Sunday, November 14, 2010

WHY THE SWAZI ECONOMY COLLAPSED

As part of the planning towards a public seminar on the political economy of Swaziland, the Swaziland Democracy Campaign (SDC) has produced this ‘work in progress’ paper on the Swazi economy.


SDC says the paper is an overview, and not a full obituary, of how the Swazi economy has collapsed. It seeks to trace the evolution and elements of the collapse and further exposes the Swazi regime’s attempts at maintaining a secret shroud around the current economic situation in Swaziland. . It also begins to explore possible alternatives.

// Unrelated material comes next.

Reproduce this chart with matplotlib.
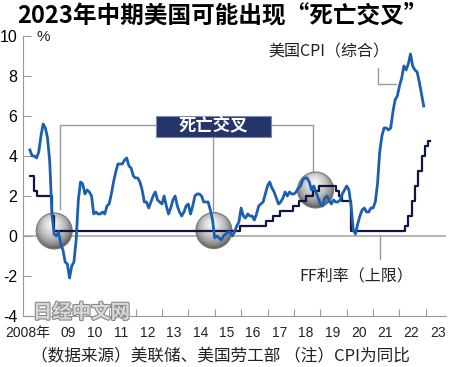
import numpy as np
import matplotlib
matplotlib.use("Agg")
import matplotlib.pyplot as plt
from matplotlib.patches import Ellipse, Rectangle
import matplotlib.patheffects as pe

plt.rcParams['font.family'] = ['Noto Sans CJK SC', 'DejaVu Sans']

# US CPI, year-on-year %, monthly Jan 2008 - Dec 2022
cpi_2008 = [4.3, 4.0, 4.0, 3.9, 4.2, 5.0, 5.6, 5.4, 4.9, 3.7, 1.1, 0.1]
cpi_2009 = [0.0, 0.2, -0.4, -0.7, -1.3, -1.4, -2.1, -1.5, -1.3, -0.2, 1.8, 2.7]
cpi_2010 = [2.6, 2.1, 2.3, 2.2, 2.0, 1.1, 1.2, 1.1, 1.1, 1.2, 1.1, 1.5]
cpi_2011 = [1.6, 2.1, 2.7, 3.2, 3.6, 3.6, 3.6, 3.8, 3.9, 3.5, 3.4, 3.0]
cpi_2012 = [2.9, 2.9, 2.7, 2.3, 1.7, 1.7, 1.4, 1.7, 2.0, 2.2, 1.8, 1.7]
cpi_2013 = [1.6, 2.0, 1.5, 1.1, 1.4, 1.8, 2.0, 1.5, 1.2, 1.0, 1.2, 1.5]
cpi_2014 = [1.6, 1.1, 1.5, 2.0, 2.1, 2.1, 2.0, 1.7, 1.7, 1.7, 1.3, 0.8]
cpi_2015 = [-0.1, 0.0, -0.1, -0.2, 0.0, 0.1, 0.2, 0.2, 0.0, 0.2, 0.5, 0.7]
cpi_2016 = [1.4, 1.0, 0.9, 1.1, 1.0, 1.0, 0.8, 1.1, 1.5, 1.6, 1.7, 2.1]
cpi_2017 = [2.5, 2.7, 2.4, 2.2, 1.9, 1.6, 1.7, 1.9, 2.2, 2.0, 2.2, 2.1]
cpi_2018 = [2.1, 2.2, 2.4, 2.5, 2.8, 2.9, 2.9, 2.7, 2.3, 2.5, 2.2, 1.9]
cpi_2019 = [1.6, 1.5, 1.9, 2.0, 1.8, 1.6, 1.8, 1.7, 1.7, 1.8, 2.1, 2.3]
cpi_2020 = [2.5, 2.3, 1.5, 0.3, 0.1, 0.6, 1.0, 1.3, 1.4, 1.2, 1.2, 1.4]
cpi_2021 = [1.4, 1.7, 2.6, 4.2, 5.0, 5.4, 5.4, 5.3, 5.4, 6.2, 6.8, 7.0]
cpi_2022 = [7.5, 7.9, 8.5, 8.3, 8.6, 9.1, 8.5, 8.3, 8.2, 7.7, 7.1, 6.5]

# FF rate upper bound: dates of change (decimal year) and new level
ff_dates = [2008.0, 2008.17, 2008.25, 2008.83, 2008.92, 2015.96, 2016.96,
            2017.21, 2017.46, 2017.96, 2018.21, 2018.46, 2018.73, 2018.96,
            2019.58, 2019.71, 2019.83, 2020.17, 2022.21, 2022.34, 2022.46,
            2022.57, 2022.72, 2022.84, 2022.96, 2023.09, 2023.15]
ff_levels = [3.0, 2.25, 2.0, 1.0, 0.25, 0.5, 0.75,
             1.0, 1.25, 1.5, 1.75, 2.0, 2.25, 2.5,
             2.25, 2.0, 1.75, 0.25, 0.5, 1.0, 1.75,
             2.5, 3.25, 4.0, 4.5, 4.75, 4.75]

year_labels = ['2008年', '09', '10', '11', '12', '13', '14', '15', '16',
               '17', '18', '19', '20', '21', '22', '23']

# "death cross" points (decimal year, value)
cross_x = [2008.92, 2014.97, 2018.82]
cross_y = [0.25, 0.27, 2.3]

cpi = (cpi_2008 + cpi_2009 + cpi_2010 + cpi_2011 + cpi_2012 + cpi_2013 +
       cpi_2014 + cpi_2015 + cpi_2016 + cpi_2017 + cpi_2018 + cpi_2019 +
       cpi_2020 + cpi_2021 + cpi_2022)
cpi_t = 2008 + np.arange(len(cpi)) / 12

fig = plt.figure(figsize=(4.5, 3.67), dpi=100)
ax = fig.add_axes([0.051, 0.139, 0.940, 0.763])

ax.axhline(0, color='#b0b0b0', lw=1.3, zorder=1)

ax.plot(ff_dates, ff_levels, drawstyle='steps-post', color='#0f1640',
        lw=1.6, zorder=4)
ax.plot(cpi_t, cpi, color='#1c5fb0', lw=2.0, zorder=5)

# shaded balls
yy, xx = np.mgrid[-1:1:80j, -1:1:80j]
r = np.sqrt(xx ** 2 + yy ** 2)
dh = np.sqrt((xx + 0.1) ** 2 + (yy - 0.35) ** 2)
shade = 0.97 - 0.5 * np.clip(dh / 1.3, 0, 1) ** 1.3 - 0.12 * r ** 6
bw, bh = 36 / 26.4, 36 / 20
for cx, cy in zip(cross_x, cross_y):
    ell = Ellipse((cx, cy), bw, bh, facecolor='none', edgecolor='#7a7a7a',
                  lw=0.8, zorder=3)
    ax.add_patch(ell)
    im = ax.imshow(shade, cmap='gray', vmin=0, vmax=1, origin='lower',
                   extent=[cx - bw / 2, cx + bw / 2, cy - bh / 2, cy + bh / 2],
                   aspect='auto', zorder=2.5, interpolation='bilinear')
    im.set_clip_path(ell)

# callout lines and label box
gray = '#9a9a9a'
ax.plot([2012.77, 2009.14, 2009.14], [5.55, 5.55, 1.35], color=gray, lw=1, zorder=1.5)
ax.plot([2017.13, 2018.72, 2018.72], [5.55, 5.55, 3.2], color=gray, lw=1, zorder=1.5)
ax.plot([2014.93, 2014.93], [4.95, 1.15], color=gray, lw=1, zorder=1.5)
ax.add_patch(Rectangle((2012.77, 4.95), 4.36, 1.05, facecolor='#25356a',
                       edgecolor='#7f8bb0', lw=0.8, zorder=6))
ax.text(2014.95, 5.47, '死亡交叉', color='white', fontsize=12.5,
        fontweight='bold', ha='center', va='center', zorder=7)

ax.plot([2021.18, 2021.18, 2021.85], [8.4, 7.62, 7.62], color=gray, lw=1, zorder=1.5)
ax.text(2017.05, 9.2, '美国CPI（综合）', fontsize=11.5, color='#222222',
        ha='left', va='center')
ax.plot([2021.28, 2021.28], [0.0, -1.15], color=gray, lw=1, zorder=1.5)
ax.text(2018.2, -2.05, 'FF利率（上限）', fontsize=11.5, color='#222222',
        ha='left', va='center')

ax.set_xlim(2007.735, 2023.76)
ax.set_ylim(-4, 10)
ax.set_yticks(range(-4, 11, 2))
ax.set_yticklabels([str(v) for v in range(-4, 11, 2)],
                   family=['Liberation Sans', 'DejaVu Sans'], fontsize=11.5)
ax.set_xticks(range(2009, 2024))
ax.set_xticklabels([])
label_pos = [2007.92] + [y + 0.45 for y in range(2009, 2024)]
ax.set_xticks(label_pos, minor=True)
ax.set_xticklabels(year_labels, minor=True, fontsize=10,
                   family=['Liberation Sans', 'Noto Sans CJK SC'], color='#222222')
ax.tick_params(axis='x', which='major', direction='in', length=5, color='#999999')
ax.tick_params(axis='x', which='minor', length=0, pad=7)
ax.tick_params(axis='y', direction='in', length=6, color='#999999', pad=4)
for s in ['top', 'right']:
    ax.spines[s].set_visible(False)
ax.spines['left'].set_color('#999999')
ax.spines['bottom'].set_color('#999999')

fig.text(0.082, 0.899, '%', fontsize=11, va='center', ha='left',
         family=['Liberation Sans', 'DejaVu Sans'], color='#222222')
fig.text(0.494, 0.958, '2023年中期美国可能出现“死亡交叉”', fontsize=17,
         fontweight='bold', ha='center', va='center')
fig.text(0.489, 0.027, '（数据来源）美联储、美国劳工部 （注）CPI为同比',
         fontsize=12, ha='center', va='center', color='#222222')
fig.text(0.073, 0.148, '日经中文网', fontsize=14, fontweight='bold',
         color='#d8d8d8', ha='left', va='center', zorder=10,
         path_effects=[pe.withStroke(linewidth=1.6, foreground='#8a8a8a')])

fig.savefig('out.png', dpi=100)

Swazi economy virtually collapsed: A chronology of a deepening crisis


Introduction

The Swazi economy is currently in the depths of a deep-seated
structural crisis, negatively impacting workers, communities, and the
poor more broadly. The current crisis explains the Tinkhundla regime’s
desperate attempts to effect massive structural changes that seek to
reconfigure the Swazi economy, paradoxically still in line with the
narrow interests of the royal minority that is at the heart of the
collapse in the first place.

At the time of Swaziland’s independence in 1968, the royal minority
inherited a highly skewed colonial economy. The edges of the skewed
nature of the economy were further sharpened through a royal
‘bourgeoisification’ process, with the establishment of a ‘royal fund’
through the vehicles of Tibiyo and Tisuka TakaNgwane. To date,
royalties from mining as well as land held by the monarchy for the
Swazi nation (utilised by the major sugar and forestry estates),
accrue to the royal family through these institutions, and not to the
state, lesser still to the people. This system is designed to ensure
that the parasitic royal family maintains their huge, highly
unproductive and unfettered share from government in the form of the
Swazi National Treasury (SNT), an entity separate from central
treasury. According to the Swazi Royal Emoluments and Civil List Act
(enshrined in the Constitution of 2005), Parliament should legislate a
limit to the money going to royal institutions. Inexplicably, this
stipulation has been ignored over the decades, handing the royal
family 5% of the annual budget to dispense with as they please.